Over the next few weeks, they’ll continue to hear your radio ads occasionally and build awareness of your brand. Eventually, they decide to go to your website. They’ll browse through the different vehicle pages, read articles you’ve published, and check out your social media pages. They’ll start researching vehicles that they are interested in on third-party websites, and looking up customer reviews for your business. They might see an ad on TV, or run into ads that you’ve placed on Google or Facebook. One day, they come into your shop and buy the car.

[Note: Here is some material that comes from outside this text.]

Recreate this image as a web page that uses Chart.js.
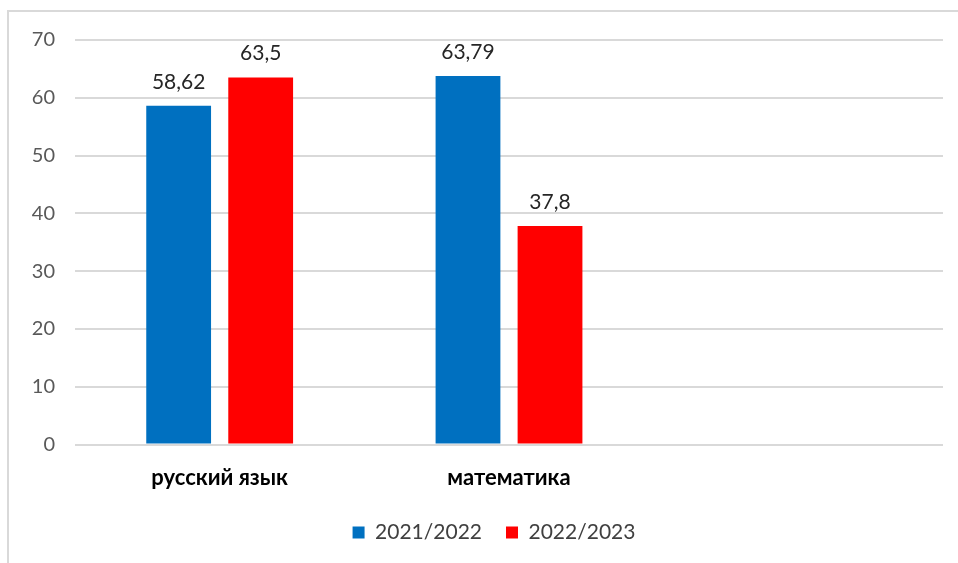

How do you make sense of it all? How do you know what touchpoints had an impact on their ultimate decision to buy from you? The LeadsRx’s multi-channel attribution tool bridges this gap. By monitoring touchpoints both online and offline and using our advanced attribution systems to assign worth to each engagement that you have with a customer, you’ll be able to see the complete customer journey… from online activity to offline, all within a single unified view.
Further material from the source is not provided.